Across Europe the impact on agriculture and food markets is becoming more tangible as more reports of grain truck movements stalling because of border closures and truckers unwilling/unable to deliver grains across the continent come to light. Concerns about supplies are becoming more fraught.
The symbol for this current breakdown in trust in supply chains is the humble toilet roll. An essential, non-perishable good with little downside to hoarding, supermarket shelves have been stripped bare of the quilted and not so square quilted tabs of tissue.
In the financial crisis a healthy cash balance under the mattress was a personal symbol of protection against the breakdown of the financial system. A measure of wealth has changed.

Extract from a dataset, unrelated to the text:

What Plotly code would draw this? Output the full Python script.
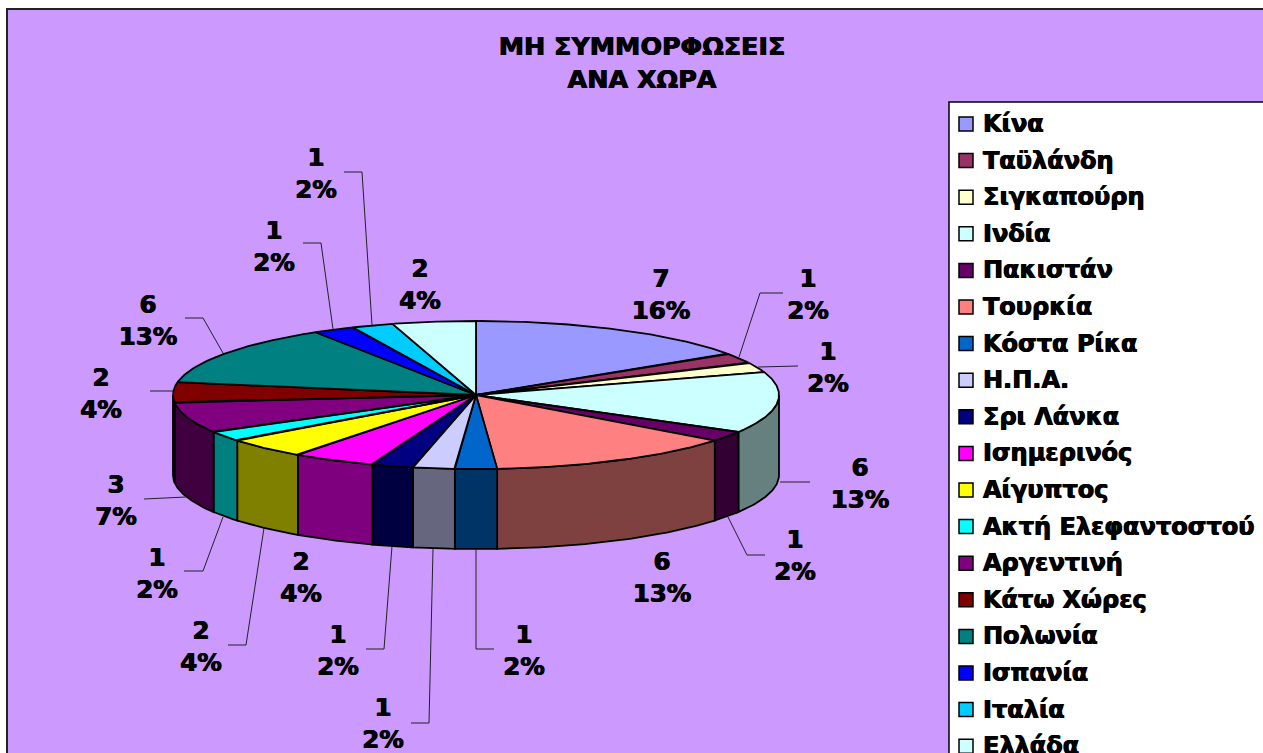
import numpy as np
import plotly.graph_objects as go

# ---- data ----
countries = ["Κίνα", "Ταϋλάνδη", "Σιγκαπούρη", "Ινδία", "Πακιστάν", "Τουρκία", "Κόστα Ρίκα", "Η.Π.Α.",
             "Σρι Λάνκα", "Ισημερινός", "Αίγυπτος", "Ακτή Ελεφαντοστού", "Αργεντινή", "Κάτω Χώρες",
             "Πολωνία", "Ισπανία", "Ιταλία", "Ελλάδα"]
values = [7, 1, 1, 6, 1, 6, 1, 1, 1, 2, 2, 1, 3, 2, 6, 1, 1, 2]
title_lines = ["ΜΗ ΣΥΜΜΟΡΦΩΣΕΙΣ", "ΑΝΑ ΧΩΡΑ"]

# ---- styles ----
colors = ["#9999FF", "#993366", "#FFFFCC", "#CCFFFF", "#660066", "#FF8080", "#0066CC", "#CCCCFF",
          "#000080", "#FF00FF", "#FFFF00", "#00FFFF", "#800080", "#800000", "#008080", "#0000FF",
          "#00CCFF", "#CCFFFF"]
FONT = "DejaVu Sans"
PURPLE = "#CC99FF"
HEAVY = "0.5px 0 0 black, -0.5px 0 0 black"

# ---- layout geometry (page pixels) ----
CX, CY, RX, RY, DEPTH = 476, 395, 303, 74, 80
label_xy = [(661, 297), (808, 297), (828, 370), (860, 486), (795, 558), (662, 580), (524, 653), (383, 726),
            (338, 653), (301, 580), (201, 649), (157, 576), (116, 503), (101, 396), (148, 323), (274, 249),
            (316, 176), (420, 287)]
leaders = [None,
           [(739, 357), (760, 293), (783, 293)],
           [(758, 367), (798, 366)],
           [(780, 482), (810, 482)],
           [(728, 517), (747, 555), (765, 555)],
           None,
           [(476, 549), (476, 649), (494, 649)],
           [(433, 549), (429, 723), (411, 723)],
           [(392, 546), (384, 649), (366, 649)],
           None,
           [(264, 528), (246, 645), (228, 645)],
           [(223, 517), (203, 571), (184, 571)],
           [(186, 497), (144, 499)],
           [(173, 391), (150, 391)],
           [(223, 353), (203, 318), (185, 318)],
           [(333, 329), (321, 243), (303, 243)],
           [(372, 325), (362, 172), (344, 172)],
           None]


def darker(c):
    r, g, b = (int(c[i:i + 2], 16) // 2 for i in (1, 3, 5))
    return f"rgb({r},{g},{b})"


def ex(a):
    return CX + RX * np.sin(np.radians(a))


def ey(a):
    return CY - RY * np.cos(np.radians(a))


total = sum(values)
edges = np.cumsum([0] + values) / total * 360.0
fig = go.Figure()

# side walls (only the part of the rim that faces the viewer)
for i, c in enumerate(colors):
    a0, a1 = max(edges[i], 90.0), min(edges[i + 1], 270.0)
    if a1 <= a0:
        continue
    t = np.linspace(a0, a1, 60)
    xs = np.concatenate([ex(t), ex(t[::-1]), ex(t[:1])])
    ys = np.concatenate([ey(t), ey(t[::-1]) + DEPTH, ey(t[:1])])
    fig.add_trace(go.Scatter(x=xs, y=ys, mode="lines", fill="toself", fillcolor=darker(c),
                             line=dict(color="black", width=1.8), hoverinfo="skip"))

# top faces
for i, c in enumerate(colors):
    t = np.linspace(edges[i], edges[i + 1], 80)
    xs = np.concatenate([[CX], ex(t), [CX]])
    ys = np.concatenate([[CY], ey(t), [CY]])
    fig.add_trace(go.Scatter(x=xs, y=ys, mode="lines", fill="toself", fillcolor=c,
                             line=dict(color="black", width=1.8), name=countries[i], hoverinfo="skip"))

# leader lines
for pts in leaders:
    if pts:
        fig.add_trace(go.Scatter(x=[p[0] for p in pts], y=[p[1] for p in pts], mode="lines",
                                 line=dict(color="#222222", width=1), hoverinfo="skip"))

# data labels
fig.add_trace(go.Scatter(
    x=[p[0] for p in label_xy], y=[p[1] for p in label_xy], mode="text",
    text=[f"{v}<br>{round(v / total * 100)}%" for v in values],
    textposition="middle center",
    textfont=dict(family=FONT, size=24.5, color="black", weight=700, shadow=HEAVY),
    hoverinfo="skip"))

# legend
ly = [124 + 36.6 * i for i in range(len(countries))]
fig.add_trace(go.Scatter(
    x=[966] * len(countries), y=ly, mode="markers", hoverinfo="skip",
    marker=dict(symbol="square", size=14, color=colors, line=dict(color="black", width=1.5))))
fig.add_trace(go.Scatter(
    x=[983] * len(countries), y=[v + 2 for v in ly], mode="text", text=countries,
    hoverinfo="skip", textposition="middle right",
    textfont=dict(family=FONT, size=24, color="black", weight=700, shadow=HEAVY)))

fig.update_layout(
    width=1263, height=753, autosize=False, showlegend=False,
    margin=dict(l=0, r=0, t=0, b=0),
    paper_bgcolor="white", plot_bgcolor="white",
    title=dict(
        text="<br>".join(title_lines),
        x=642 / 1263, xanchor="center", y=1 - 55 / 753, yanchor="top",
        font=dict(family=FONT, size=25.4, color="black", weight=700, shadow=HEAVY)),
    xaxis=dict(range=[0, 1263], visible=False, fixedrange=True),
    yaxis=dict(range=[753, 0], visible=False, fixedrange=True),
    shapes=[
        dict(type="rect", layer="below", x0=7, y0=9, x1=1300, y1=800, fillcolor=PURPLE,
             line=dict(color="#222222", width=2)),
        dict(type="rect", layer="below", x0=949, y0=102, x1=1300, y1=800, fillcolor="white",
             line=dict(color="black", width=1.5)),
    ],
)
fig.write_html("out.html", config=dict(displayModeBar=False),
               post_script="document.body.style.margin='0';document.body.style.overflow='hidden';")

The breakdown in trust may have another act in store. Precious metal dealers in Europe are reporting strong demand for physical gold and silver. And not just physical metal stored in a financial institution, actual physical coins and bars that you store in a private safe.
Precious metal dealers in Europe are reporting that premiums for physical metal over spot gold and silver have jumped to around 10% from parity normally. Meanwhile, stocks of physical metal – just like shelves previously laden with toilet rolls – are empty.
As central banks inject trillions of $’s into the financial system’s intravenous over coming days, demand for protection against the debasement and breakdown in trust of fiat currency is likely to surge.